Former PM Paul Keating gave a landmark speech on the plight of Indigenous Australians 30 years ago. (Dave Hunt/AAP PHOTOS) (AAP)

Thirty years ago Paul Keating delivered his famous Redfern Park speech, telling the nation there was nothing "to fear or lose" in amplifying Australia's democracy by including Indigenous Australians.

He said a lot of other things too. But that portion of the address stands out today, given the upcoming referendum to consider enshrining an Aboriginal and Torres Strait Islander Voice in the Constitution.

"The message should be that there is nothing to fear or to lose in the recognition of historical truth, or the extension of social justice, or the deepening of Australian social democracy to include Indigenous Australians," he said.
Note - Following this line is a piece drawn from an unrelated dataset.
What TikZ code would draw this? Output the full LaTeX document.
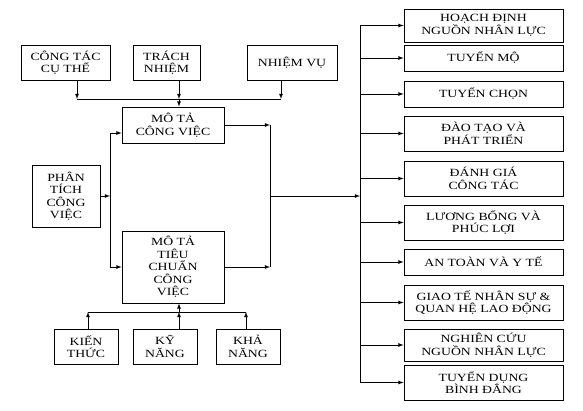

"There is everything to gain ... and if we have a sense of justice, as well as common sense, we will forge a new partnership."

Mr Keating's address, delivered at Redfern in Sydney's inner east on December 10, 1992, was the first time an Australian political leader had publicly recognised the death and destruction wreaked on Indigenous culture and society by white settlement.

On the 23rd anniversary of the speech in 2015, Mr Keating revisited his words, telling a Sydney audience Indigenous Australia was pointing the way.

"Is it any wonder then that this culture, the longest with a collective memory of any in continuous existence, with its originality and creativity, is now pointing the way for our own culture," he said.

Then in 2017, the year marking the 25th anniversary of his speech, non-Indigenous Australians heard the Uluru Statement from the Heart laying out Indigenous sovereignty and connection to the land from "time immemorial" and calling for the establishment of a Voice to Parliament protected in the Australian Constitution.

"With substantive constitutional change and structural reform, we believe this ancient sovereignty can shine through as a fuller expression of Australia's nationhood," the statement said.

Professor Megan Davis, a Cobble Cobble woman of the Barrungam nation in southwest Queensland, is one of the key figures behind the history-making Uluru statement.

She says in many ways Mr Keating's Redfern Park speech "was the beginning of the truth-telling process in Australia".

"This speech which is now regarded as the Australian nation's greatest ever speech is as relevant today as they were back then," she told AAP this week.

"It was recognition of the dispossession and the political economy of killings that anchored the imposed state institutions and asymmetrical power relations that exist to this day.

"It was really the first time a PM had held a mirror up to the nation and the impact was acute.

"The fact Keating refers to ATSIC and self-determination and self-management reveals how Australia has regressed on Indigenous rights and the Uluru Statement from the Heart provides a once-in-a-lifetime opportunity to correct the course."

The Redfern speech delivered many quotable truth-telling lines that continue to ripple across the fabric of non-Indigenous and Indigenous relations from year to year.

But perhaps those words and those of the Uluru Statement can be threaded together as Australians consider the Voice ahead of the referendum expected in this term of the Labor federal government.

There is commonality, Prof Davis notes, as both invoke "the notion and the action of imagining and imagination".

Prof Davis knows that if changing the law is hard, changing the Constitution is even harder.

"Law reform requires one to imagine the world can change and be a better place. The (Uluru) dialogues exercised their imagination and individuals suspended their concerns that the nation that has let them down, can't change."

As Mr Keating said in 1992, "We cannot imagine that we will fail".

"And this is what the leading 'Yes' campaign, the Uluru Dialogues, has done consistently and persistently for five years to get the nation to this point: We only imagine success. We believe that the Australian people will walk with us. How could it be otherwise?" Prof Davis said.